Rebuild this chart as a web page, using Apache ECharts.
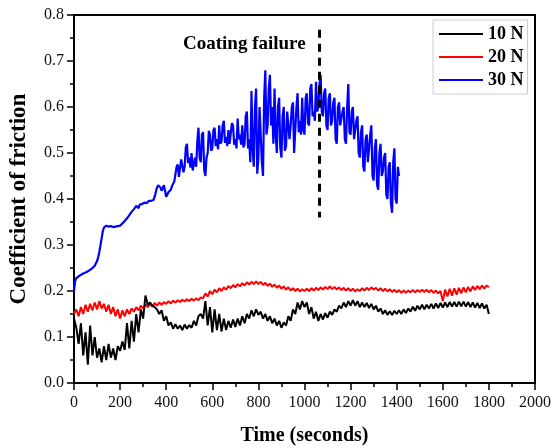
<!DOCTYPE html>
<html>
<head>
<meta charset="utf-8">
<script src="https://cdn.jsdelivr.net/npm/echarts@6/dist/echarts.min.js"></script>
<style>html,body{margin:0;padding:0;background:#fff;}#c{width:553px;height:448px;}</style>
</head>
<body>
<div id="c"></div>
<script>
// Sampling steps of the recorded curves (seconds)
const step30N = 5;
const step20N = 10;
const step10N = 10;

const seriesNames = ['10 N', '20 N', '30 N'];

// 30 N (blue), t = 0..1410 s every 5 s
const coef30N = [
0.200,0.222,0.228,0.230,0.232,0.233,0.235,0.236,0.238,0.239,
0.240,0.242,0.243,0.245,0.246,0.248,0.250,0.252,0.255,0.259,
0.265,0.274,0.285,0.300,0.315,0.330,0.338,0.341,0.342,0.341,
0.340,0.341,0.341,0.340,0.339,0.340,0.340,0.341,0.341,0.342,
0.342,0.345,0.347,0.350,0.352,0.355,0.358,0.362,0.365,0.368,
0.372,0.375,0.378,0.382,0.385,0.383,0.380,0.388,0.392,0.389,
0.386,0.392,0.395,0.391,0.388,0.396,0.400,0.396,0.392,0.398,
0.405,0.415,0.425,0.430,0.432,0.425,0.418,0.424,0.430,0.418,
0.405,0.410,0.415,0.418,0.420,0.428,0.430,0.438,0.442,0.470,
0.475,0.448,0.445,0.486,0.488,0.458,0.470,0.512,0.520,0.478,
0.490,0.468,0.500,0.462,0.465,0.490,0.470,0.525,0.555,0.490,
0.480,0.540,0.545,0.462,0.450,0.490,0.500,0.548,0.540,0.505,
0.510,0.550,0.555,0.515,0.530,0.508,0.560,0.520,0.525,0.560,
0.570,0.522,0.535,0.515,0.550,0.520,0.520,0.565,0.560,0.518,
0.530,0.510,0.575,0.530,0.540,0.518,0.560,0.512,0.520,0.580,
0.590,0.510,0.530,0.480,0.635,0.510,0.470,0.600,0.640,0.455,
0.490,0.600,0.600,0.480,0.450,0.620,0.680,0.540,0.560,0.640,
0.670,0.560,0.600,0.520,0.640,0.540,0.500,0.600,0.620,0.510,
0.490,0.580,0.600,0.505,0.515,0.590,0.590,0.530,0.560,0.600,
0.610,0.500,0.500,0.600,0.630,0.545,0.570,0.540,0.620,0.550,
0.540,0.620,0.630,0.565,0.560,0.640,0.650,0.580,0.590,0.570,
0.655,0.590,0.600,0.650,0.670,0.590,0.580,0.630,0.640,0.560,
0.550,0.620,0.630,0.560,0.570,0.610,0.620,0.530,0.520,0.600,
0.610,0.560,0.560,0.590,0.600,0.530,0.520,0.600,0.650,0.545,
0.540,0.590,0.600,0.530,0.530,0.570,0.580,0.500,0.490,0.545,
0.560,0.470,0.460,0.530,0.540,0.480,0.480,0.540,0.560,0.450,
0.440,0.510,0.530,0.430,0.420,0.500,0.520,0.450,0.460,0.490,
0.500,0.410,0.400,0.470,0.480,0.390,0.370,0.480,0.510,0.400,
0.390,0.470,0.450];

// 20 N (red), t = 0..1800 s every 10 s
const coef20N = [
0.150,0.160,0.145,0.165,0.150,0.170,0.155,0.172,0.158,0.175,
0.160,0.178,0.162,0.172,0.155,0.170,0.150,0.165,0.145,0.160,
0.140,0.158,0.145,0.160,0.150,0.162,0.155,0.165,0.158,0.168,
0.162,0.170,0.165,0.172,0.166,0.174,0.168,0.175,0.170,0.176,
0.172,0.178,0.173,0.179,0.175,0.180,0.176,0.181,0.177,0.182,
0.178,0.183,0.179,0.184,0.180,0.186,0.184,0.195,0.188,0.200,
0.193,0.203,0.197,0.206,0.200,0.208,0.203,0.211,0.206,0.213,
0.208,0.215,0.210,0.217,0.212,0.219,0.214,0.220,0.215,0.221,
0.215,0.220,0.213,0.218,0.211,0.216,0.209,0.214,0.207,0.212,
0.205,0.210,0.203,0.208,0.201,0.206,0.200,0.205,0.199,0.204,
0.200,0.205,0.200,0.206,0.201,0.207,0.202,0.208,0.203,0.209,
0.204,0.210,0.204,0.209,0.203,0.208,0.202,0.207,0.201,0.206,
0.200,0.205,0.199,0.204,0.200,0.206,0.201,0.207,0.202,0.208,
0.203,0.207,0.201,0.206,0.200,0.205,0.199,0.204,0.198,0.203,
0.197,0.202,0.196,0.201,0.196,0.201,0.197,0.202,0.197,0.202,
0.198,0.203,0.198,0.203,0.197,0.202,0.196,0.201,0.195,0.200,
0.178,0.203,0.188,0.205,0.190,0.206,0.192,0.207,0.195,0.208,
0.197,0.209,0.199,0.210,0.202,0.211,0.204,0.212,0.205,0.212,
0.208];

// 10 N (black), t = 0..1800 s every 10 s
const coef10N = [
0.140,0.120,0.085,0.130,0.060,0.110,0.040,0.125,0.060,0.100,
0.055,0.075,0.045,0.080,0.050,0.085,0.055,0.075,0.050,0.080,
0.070,0.090,0.072,0.130,0.075,0.135,0.090,0.150,0.110,0.160,
0.140,0.190,0.170,0.175,0.168,0.165,0.160,0.150,0.158,0.135,
0.145,0.125,0.132,0.118,0.128,0.118,0.125,0.115,0.127,0.118,
0.126,0.120,0.135,0.125,0.145,0.150,0.140,0.178,0.125,0.165,
0.110,0.160,0.115,0.150,0.112,0.140,0.115,0.135,0.120,0.138,
0.122,0.140,0.125,0.145,0.130,0.150,0.140,0.158,0.145,0.160,
0.148,0.155,0.140,0.150,0.135,0.145,0.130,0.140,0.125,0.135,
0.120,0.132,0.125,0.145,0.135,0.160,0.150,0.175,0.160,0.178,
0.165,0.175,0.150,0.165,0.140,0.155,0.135,0.150,0.138,0.152,
0.142,0.155,0.148,0.160,0.155,0.168,0.162,0.175,0.165,0.178,
0.168,0.180,0.168,0.178,0.165,0.175,0.165,0.174,0.163,0.172,
0.160,0.168,0.155,0.162,0.150,0.158,0.148,0.156,0.148,0.157,
0.150,0.158,0.150,0.160,0.152,0.162,0.155,0.166,0.157,0.168,
0.160,0.170,0.160,0.170,0.162,0.172,0.162,0.173,0.163,0.174,
0.164,0.175,0.165,0.176,0.166,0.176,0.166,0.177,0.167,0.177,
0.166,0.176,0.165,0.175,0.164,0.174,0.163,0.173,0.162,0.170,
0.150];

// Axis ranges / ticks
const xTicks = [0,200,400,600,800,1000,1200,1400,1600,1800,2000];
const yTicks = [0.0,0.1,0.2,0.3,0.4,0.5,0.6,0.7,0.8];

// Coating failure marker: time (s) and vertical extent (coef.)
const failureTime = [1065];
const failureRange = [0.36, 0.768];
const failureLabel = 'Coating failure';

function toPairs(arr, step){ return arr.map((v,i)=>[i*step, v]); }

const chart = echarts.init(document.getElementById('c'), null, {renderer:'canvas'});
const serif = '"Liberation Serif","Times New Roman",serif';

chart.setOption({
  animation:false,
  backgroundColor:'#fff',
  grid:{left:74, right:18, top:15, bottom:65, containLabel:false, outerBoundsMode:'none',
        show:true, borderColor:'#000', borderWidth:2, backgroundColor:'transparent'},
  xAxis:{
    type:'value', min:xTicks[0], max:xTicks[xTicks.length-1], interval:200,
    axisLine:{show:true, onZero:false, lineStyle:{color:'#000', width:2}},
    axisTick:{show:true, inside:false, length:7, lineStyle:{color:'#000', width:1.5}},
    minorTick:{show:true, splitNumber:2, length:4, lineStyle:{color:'#000', width:1.5}},
    splitLine:{show:false},
    axisLabel:{color:'#111', fontFamily:serif, fontSize:16, margin:12, formatter:v=>String(v)},
    name:'Time (seconds)', nameLocation:'middle', nameGap:43,
    nameTextStyle:{color:'#000', fontFamily:serif, fontSize:20, fontWeight:'bold'}
  },
  yAxis:{
    type:'value', min:yTicks[0], max:yTicks[yTicks.length-1], interval:0.1,
    axisLine:{show:true, lineStyle:{color:'#000', width:2}},
    axisTick:{show:true, inside:false, length:7, lineStyle:{color:'#000', width:1.5}},
    minorTick:{show:true, splitNumber:2, length:4, lineStyle:{color:'#000', width:1.5}},
    splitLine:{show:false},
    axisLabel:{color:'#111', fontFamily:serif, fontSize:16, margin:10, formatter:v=>v.toFixed(1)},
    name:'Coefficient of friction', nameLocation:'middle', nameGap:43,
    nameTextStyle:{color:'#000', fontFamily:serif, fontSize:23, fontWeight:'bold'}
  },
  legend:{
    data:seriesNames, orient:'vertical', left:433, top:20,
    padding:[5,4,5,6], itemGap:5, itemWidth:44, itemHeight:2,
    icon:'rect', backgroundColor:'#fff', borderColor:'#ccc', borderWidth:1,
    textStyle:{color:'#000', fontFamily:serif, fontSize:18, fontWeight:'bold', padding:[0,0,0,0]}
  },
  graphic:[{
    type:'text', left:183, top:35,
    style:{text:failureLabel, fill:'#000', font:'bold 19px '+serif}
  }],
  series:[
    {name:'30 N', type:'line', data:toPairs(coef30N, step30N), showSymbol:false, symbol:'none',
     lineStyle:{color:'#0000ff', width:2.2}, itemStyle:{color:'#0000ff'},
     markLine:{silent:true, symbol:['none','none'], label:{show:false},
       lineStyle:{color:'#000', width:3, type:[8,6]},
       data:[[{coord:[failureTime[0], failureRange[1]]},{coord:[failureTime[0], failureRange[0]]}]]}
    },
    {name:'20 N', type:'line', data:toPairs(coef20N, step20N), showSymbol:false, symbol:'none',
     lineStyle:{color:'#ff0000', width:2}, itemStyle:{color:'#ff0000'}},
    {name:'10 N', type:'line', data:toPairs(coef10N, step10N), showSymbol:false, symbol:'none',
     lineStyle:{color:'#000000', width:2}, itemStyle:{color:'#000000'}}
  ]
});
</script>
</body>
</html>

* What you need to do
Please repeat exactly the data above from its first line to the line that contains "const seriesNames = ['10 N', '20 N', '30 N'];", inclusive, and leave every picture out.

* Completed exercise
Rebuild this chart as a web page, using Apache ECharts.
<!DOCTYPE html>
<html>
<head>
<meta charset="utf-8">
<script src="https://cdn.jsdelivr.net/npm/echarts@6/dist/echarts.min.js"></script>
<style>html,body{margin:0;padding:0;background:#fff;}#c{width:553px;height:448px;}</style>
</head>
<body>
<div id="c"></div>
<script>
// Sampling steps of the recorded curves (seconds)
const step30N = 5;
const step20N = 10;
const step10N = 10;

const seriesNames = ['10 N', '20 N', '30 N'];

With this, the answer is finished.